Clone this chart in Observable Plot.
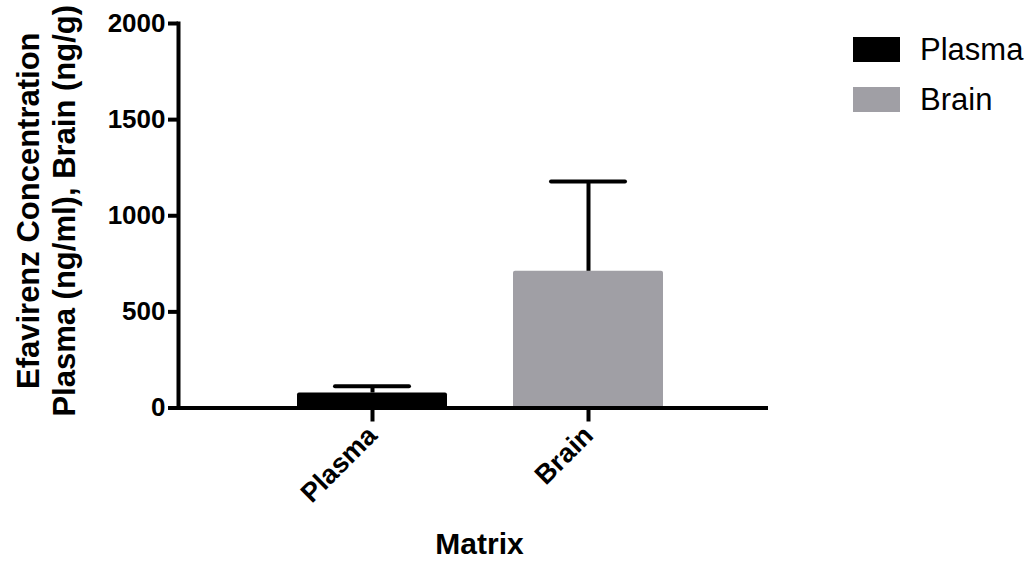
<!DOCTYPE html>
<html>
<head>
<meta charset="utf-8">
<script src="https://cdn.jsdelivr.net/npm/d3@7"></script>
<script src="https://cdn.jsdelivr.net/npm/@observablehq/plot@0.6"></script>
<style>
  html, body { margin: 0; padding: 0; background: #fff; }
  #wrap { position: relative; width: 1028px; height: 561px; font-family: "Liberation Sans", Arial, sans-serif; }
  #legend { position: absolute; left: 853px; top: 37px; }
  .item { display: flex; align-items: center; height: 25px; margin-bottom: 25px; }
  .sw { width: 47px; height: 25px; margin-right: 20px; }
  .lab { font-size: 31px; line-height: 25px; color: #000; }
</style>
</head>
<body>
<div id="wrap"></div>
<script>
const categories = ["Plasma", "Brain"];
const means = [78, 711];
const sds = [35, 467];
const colors = ["#000000", "#a09fa5"];
const yTicks = [0, 500, 1000, 1500, 2000];
const yLabel = "Efavirenz Concentration\nPlasma (ng/ml), Brain (ng/g)";
const xLabel = "Matrix";

const data = categories.map((c, i) => ({matrix: c, mean: means[i], sd: sds[i]}));

const chart = Plot.plot({
  width: 1028,
  height: 561,
  marginLeft: 178,
  marginRight: 260,
  marginTop: 23,
  marginBottom: 153.5,
  style: {fontFamily: "'Liberation Sans', Arial, sans-serif", color: "#000", background: "#fff"},
  x: {domain: categories, range: [296.5, 663], paddingInner: 0.307, paddingOuter: 0, axis: null},
  y: {domain: [0, 2000], axis: null},
  color: {domain: categories, range: colors},
  marks: [
    Plot.barY(data, {x: "matrix", y: "mean", fill: "matrix", rx: 2}),
    Plot.axisY({ticks: yTicks, tickFormat: d => String(d), tickSize: 10, tickPadding: 3, strokeWidth: 4, fontSize: 26, fontWeight: "bold", label: null}),
    Plot.axisX({tickSize: 14, tickPadding: 9, tickRotate: -45, strokeWidth: 4, fontSize: 27, fontWeight: "bold", label: null}),
    Plot.frame({anchor: "left", strokeWidth: 4}),
    Plot.ruleY([0], {strokeWidth: 4}),
    Plot.ruleX(data, {x: "matrix", y1: "mean", y2: d => d.mean + d.sd, strokeWidth: 4}),
    Plot.tickY(data, {x: "matrix", y: d => d.mean + d.sd, strokeWidth: 4, insetLeft: 38, insetRight: 38, strokeLinecap: "round"}),
    Plot.text([yLabel], {frameAnchor: "left", rotate: -90, dx: -133, dy: -5, fontSize: 31, fontWeight: "bold", lineHeight: 1.17, lineAnchor: "middle", textAnchor: "middle"}),
    Plot.text([xLabel], {frameAnchor: "bottom", dx: 6, dy: 136, fontSize: 30, fontWeight: "bold", lineAnchor: "middle"})
  ]
});

const wrap = document.getElementById("wrap");
wrap.appendChild(chart);

const legend = document.createElement("div");
legend.id = "legend";
categories.forEach((c, i) => {
  const item = document.createElement("div");
  item.className = "item";
  const sw = document.createElement("div");
  sw.className = "sw";
  sw.style.background = colors[i];
  const lab = document.createElement("span");
  lab.className = "lab";
  lab.textContent = c;
  item.appendChild(sw);
  item.appendChild(lab);
  legend.appendChild(item);
});
wrap.appendChild(legend);
</script>
</body>
</html>
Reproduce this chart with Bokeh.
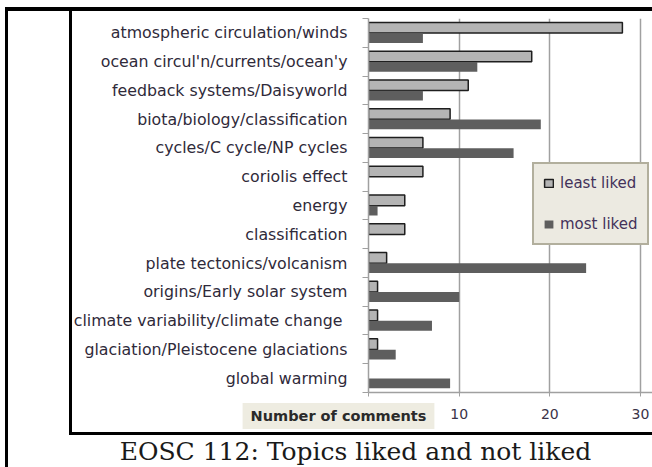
-------
### Your task:
Take the data above and repeat it exactly, leaving each picture out.

### Task response:
Clone this chart in Observable Plot.
<!DOCTYPE html>
<html>
<head>
<meta charset="utf-8">
<script src="https://cdn.jsdelivr.net/npm/d3@7"></script>
<script src="https://cdn.jsdelivr.net/npm/@observablehq/plot@0.6"></script>
<style>
  html, body { margin: 0; padding: 0; background: #fff; }
  #wrap { position: relative; width: 1028px; height: 561px; font-family: "Liberation Sans", Arial, sans-serif; }
  #legend { position: absolute; left: 853px; top: 37px; }
  .item { display: flex; align-items: center; height: 25px; margin-bottom: 25px; }
  .sw { width: 47px; height: 25px; margin-right: 20px; }
  .lab { font-size: 31px; line-height: 25px; color: #000; }
</style>
</head>
<body>
<div id="wrap"></div>
<script>
const categories = ["Plasma", "Brain"];
const means = [78, 711];
const sds = [35, 467];
const colors = ["#000000", "#a09fa5"];
const yTicks = [0, 500, 1000, 1500, 2000];
const yLabel = "Efavirenz Concentration\nPlasma (ng/ml), Brain (ng/g)";
const xLabel = "Matrix";

const data = categories.map((c, i) => ({matrix: c, mean: means[i], sd: sds[i]}));

const chart = Plot.plot({
  width: 1028,
  height: 561,
  marginLeft: 178,
  marginRight: 260,
  marginTop: 23,
  marginBottom: 153.5,
  style: {fontFamily: "'Liberation Sans', Arial, sans-serif", color: "#000", background: "#fff"},
  x: {domain: categories, range: [296.5, 663], paddingInner: 0.307, paddingOuter: 0, axis: null},
  y: {domain: [0, 2000], axis: null},
  color: {domain: categories, range: colors},
  marks: [
    Plot.barY(data, {x: "matrix", y: "mean", fill: "matrix", rx: 2}),
    Plot.axisY({ticks: yTicks, tickFormat: d => String(d), tickSize: 10, tickPadding: 3, strokeWidth: 4, fontSize: 26, fontWeight: "bold", label: null}),
    Plot.axisX({tickSize: 14, tickPadding: 9, tickRotate: -45, strokeWidth: 4, fontSize: 27, fontWeight: "bold", label: null}),
    Plot.frame({anchor: "left", strokeWidth: 4}),
    Plot.ruleY([0], {strokeWidth: 4}),
    Plot.ruleX(data, {x: "matrix", y1: "mean", y2: d => d.mean + d.sd, strokeWidth: 4}),
    Plot.tickY(data, {x: "matrix", y: d => d.mean + d.sd, strokeWidth: 4, insetLeft: 38, insetRight: 38, strokeLinecap: "round"}),
    Plot.text([yLabel], {frameAnchor: "left", rotate: -90, dx: -133, dy: -5, fontSize: 31, fontWeight: "bold", lineHeight: 1.17, lineAnchor: "middle", textAnchor: "middle"}),
    Plot.text([xLabel], {frameAnchor: "bottom", dx: 6, dy: 136, fontSize: 30, fontWeight: "bold", lineAnchor: "middle"})
  ]
});

const wrap = document.getElementById("wrap");
wrap.appendChild(chart);

const legend = document.createElement("div");
legend.id = "legend";
categories.forEach((c, i) => {
  const item = document.createElement("div");
  item.className = "item";
  const sw = document.createElement("div");
  sw.className = "sw";
  sw.style.background = colors[i];
  const lab = document.createElement("span");
  lab.className = "lab";
  lab.textContent = c;
  item.appendChild(sw);
  item.appendChild(lab);
  legend.appendChild(item);
});
wrap.appendChild(legend);
</script>
</body>
</html>
Reproduce this chart with Bokeh.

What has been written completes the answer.